Muss man seine Nachbarn beim Namen kennen?

Muss man seine Nachbarn beim Namen kennen?
Sie leben Tür an Tür oder Hecke an Hecke. Doch wie gut kennen Sie Ihre Nachbarn?
Anja Kröll

Anja Kröll

Wie heißen Ihre Nachbarn? In meiner Wien-Zeit gab es: Den Nackten. Braucht wenig Erklärung. Nomen est omen. Der Herr bevorzugte es, nackt auf seiner Couch im 15. Wiener Gemeindebezirk zu sitzen. Ohne Vorhänge, dafür mit voller Beleuchtung. Ich hatte die Wahl, von der Loggia aus die Gloriette in der Ferne zu bewundern oder den Blankzieh-Couch-Poser zwei Stockwerke tiefer, leicht schräg gegenüber. Immer wieder faszinierend, was man beim genauen Hinsehen auf so ein Bauwerk alles entdeckt.

Es folgte der Nachbar im Achten: kurz Airbnb-Typ. Er ward nie gesehen, quartierte aber immer sehr laute Menschen ein, die entweder kifften oder grölend und besoffen nach Hause kamen. Manchmal auch alles zusammen. Kurzum: Wenig Namen, viele einprägsame Taten.

Am Land ist das anders. Da haben Nachbarn Namen und lassen diesen auch Taten folgen.
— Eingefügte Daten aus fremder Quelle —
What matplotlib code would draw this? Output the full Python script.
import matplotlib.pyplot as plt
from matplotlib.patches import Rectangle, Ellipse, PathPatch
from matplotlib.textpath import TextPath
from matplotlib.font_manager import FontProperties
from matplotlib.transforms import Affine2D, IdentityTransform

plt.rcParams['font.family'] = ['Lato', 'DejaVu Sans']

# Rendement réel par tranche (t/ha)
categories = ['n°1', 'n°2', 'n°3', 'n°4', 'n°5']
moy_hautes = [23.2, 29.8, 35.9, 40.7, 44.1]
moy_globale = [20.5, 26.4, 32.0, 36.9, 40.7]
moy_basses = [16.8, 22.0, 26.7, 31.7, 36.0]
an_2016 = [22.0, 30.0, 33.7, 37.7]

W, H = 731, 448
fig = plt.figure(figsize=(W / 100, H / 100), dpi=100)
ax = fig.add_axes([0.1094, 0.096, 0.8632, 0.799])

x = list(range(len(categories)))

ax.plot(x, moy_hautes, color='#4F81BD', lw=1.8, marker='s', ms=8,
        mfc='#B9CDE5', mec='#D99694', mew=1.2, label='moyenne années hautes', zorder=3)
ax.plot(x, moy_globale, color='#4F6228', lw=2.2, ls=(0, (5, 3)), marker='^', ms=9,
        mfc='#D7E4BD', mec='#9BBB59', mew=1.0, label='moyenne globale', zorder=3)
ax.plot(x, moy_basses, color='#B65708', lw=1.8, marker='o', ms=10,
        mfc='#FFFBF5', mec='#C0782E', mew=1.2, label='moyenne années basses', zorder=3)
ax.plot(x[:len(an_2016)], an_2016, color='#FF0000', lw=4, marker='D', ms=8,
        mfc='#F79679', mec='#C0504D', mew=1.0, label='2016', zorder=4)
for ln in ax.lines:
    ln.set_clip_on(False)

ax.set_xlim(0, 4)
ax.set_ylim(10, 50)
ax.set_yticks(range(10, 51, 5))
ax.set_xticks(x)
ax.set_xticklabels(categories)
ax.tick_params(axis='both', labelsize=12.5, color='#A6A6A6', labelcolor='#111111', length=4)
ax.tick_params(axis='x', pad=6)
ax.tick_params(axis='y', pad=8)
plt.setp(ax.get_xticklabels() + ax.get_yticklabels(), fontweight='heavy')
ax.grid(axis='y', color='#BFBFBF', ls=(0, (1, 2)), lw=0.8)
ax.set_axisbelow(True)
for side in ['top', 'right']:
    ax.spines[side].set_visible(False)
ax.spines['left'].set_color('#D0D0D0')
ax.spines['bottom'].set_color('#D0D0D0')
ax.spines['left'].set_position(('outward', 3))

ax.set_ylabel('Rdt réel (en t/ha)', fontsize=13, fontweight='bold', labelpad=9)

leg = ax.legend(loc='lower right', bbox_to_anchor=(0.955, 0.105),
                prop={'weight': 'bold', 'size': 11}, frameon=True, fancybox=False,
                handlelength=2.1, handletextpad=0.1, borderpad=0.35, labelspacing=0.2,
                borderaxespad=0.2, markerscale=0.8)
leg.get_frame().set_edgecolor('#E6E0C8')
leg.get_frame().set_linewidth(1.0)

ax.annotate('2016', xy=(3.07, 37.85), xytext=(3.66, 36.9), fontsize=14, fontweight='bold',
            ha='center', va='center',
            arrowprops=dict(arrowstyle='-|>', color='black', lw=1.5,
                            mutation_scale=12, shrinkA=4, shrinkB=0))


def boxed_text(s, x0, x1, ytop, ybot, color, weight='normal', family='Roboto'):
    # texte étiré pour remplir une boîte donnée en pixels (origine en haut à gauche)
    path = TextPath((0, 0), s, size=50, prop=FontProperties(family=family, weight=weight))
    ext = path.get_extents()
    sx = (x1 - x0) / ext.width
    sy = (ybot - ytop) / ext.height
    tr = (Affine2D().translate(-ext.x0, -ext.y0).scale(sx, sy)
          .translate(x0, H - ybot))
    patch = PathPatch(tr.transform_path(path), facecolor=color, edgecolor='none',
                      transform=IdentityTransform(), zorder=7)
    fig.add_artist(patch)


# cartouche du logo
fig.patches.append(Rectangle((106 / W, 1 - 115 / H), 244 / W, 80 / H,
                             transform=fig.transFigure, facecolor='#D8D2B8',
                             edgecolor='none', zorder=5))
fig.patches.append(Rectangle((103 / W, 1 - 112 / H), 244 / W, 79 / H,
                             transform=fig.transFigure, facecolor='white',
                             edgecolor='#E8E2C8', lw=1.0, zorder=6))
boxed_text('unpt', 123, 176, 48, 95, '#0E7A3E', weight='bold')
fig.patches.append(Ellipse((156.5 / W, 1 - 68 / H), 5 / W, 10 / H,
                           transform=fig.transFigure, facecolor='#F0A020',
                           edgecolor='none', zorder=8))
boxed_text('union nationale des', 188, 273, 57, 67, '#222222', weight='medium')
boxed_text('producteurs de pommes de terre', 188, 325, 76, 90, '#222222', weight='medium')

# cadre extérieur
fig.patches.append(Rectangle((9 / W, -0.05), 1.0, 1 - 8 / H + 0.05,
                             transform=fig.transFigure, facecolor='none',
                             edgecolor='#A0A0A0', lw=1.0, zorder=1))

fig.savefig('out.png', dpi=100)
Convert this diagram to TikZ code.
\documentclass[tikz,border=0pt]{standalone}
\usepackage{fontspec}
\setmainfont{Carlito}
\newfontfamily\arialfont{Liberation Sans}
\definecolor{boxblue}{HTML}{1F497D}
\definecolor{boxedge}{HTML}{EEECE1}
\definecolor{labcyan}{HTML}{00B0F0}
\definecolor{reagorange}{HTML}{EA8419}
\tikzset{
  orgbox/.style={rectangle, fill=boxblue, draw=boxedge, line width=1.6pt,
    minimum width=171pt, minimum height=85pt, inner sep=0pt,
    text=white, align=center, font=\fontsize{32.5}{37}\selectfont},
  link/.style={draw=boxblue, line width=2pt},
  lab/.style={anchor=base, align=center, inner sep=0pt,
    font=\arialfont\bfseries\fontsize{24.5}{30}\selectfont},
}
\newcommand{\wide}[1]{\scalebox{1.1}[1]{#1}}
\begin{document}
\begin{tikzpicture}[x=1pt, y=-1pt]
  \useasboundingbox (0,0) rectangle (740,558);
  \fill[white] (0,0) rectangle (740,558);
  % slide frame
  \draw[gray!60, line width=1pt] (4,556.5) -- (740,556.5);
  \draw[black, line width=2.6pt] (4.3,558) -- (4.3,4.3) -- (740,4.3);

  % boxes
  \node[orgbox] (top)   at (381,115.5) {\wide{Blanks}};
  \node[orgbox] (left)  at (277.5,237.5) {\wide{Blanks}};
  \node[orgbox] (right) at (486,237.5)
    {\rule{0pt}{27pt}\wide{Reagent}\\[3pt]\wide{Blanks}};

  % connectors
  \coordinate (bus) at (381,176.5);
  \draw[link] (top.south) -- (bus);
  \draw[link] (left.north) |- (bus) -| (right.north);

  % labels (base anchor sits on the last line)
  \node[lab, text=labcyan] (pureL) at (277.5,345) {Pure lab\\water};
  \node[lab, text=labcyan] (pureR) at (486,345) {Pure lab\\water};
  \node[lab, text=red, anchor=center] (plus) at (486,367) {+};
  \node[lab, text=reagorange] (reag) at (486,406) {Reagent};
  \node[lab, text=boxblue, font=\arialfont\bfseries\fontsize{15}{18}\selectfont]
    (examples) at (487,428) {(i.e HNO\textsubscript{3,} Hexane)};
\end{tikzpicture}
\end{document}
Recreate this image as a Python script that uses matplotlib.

So wie meine Nachbarn rechts vom Zaun: Die Ps. Frau P. weiß alles, was ich selbst nicht weiß: Wie man Blumen richtig pflegt, Erdäpfel-Acker anlegt oder Kaiserschmarrn mit einem Tassenrezept macht. Und sie teilt dieses Wissen. Ich lasse nun Blumen erst nach einer halben Sommersaison sterben, kann Erdäpfel setzen und ernten sowie Kaiserschmarrn kochen – Letzteres zumindest in der Theorie.

Herr P. eilt herbei, sobald der Generalschalter beim Stromkasten fällt, das Holz in den Keller muss (inklusive Einschulung am schweren Gerät) oder der Rasenmäher Dinge macht, die komisch sind.

Warum die Ps hier abgekürzt werden? Das Bergdorf weiß, wen man meint. Für den Rest gelten datenschutzrechtliche Gründe, und für einen selbst gilt: Namen werden tatsächlich nebensächlich, sobald aus Nachbarn Familie wird.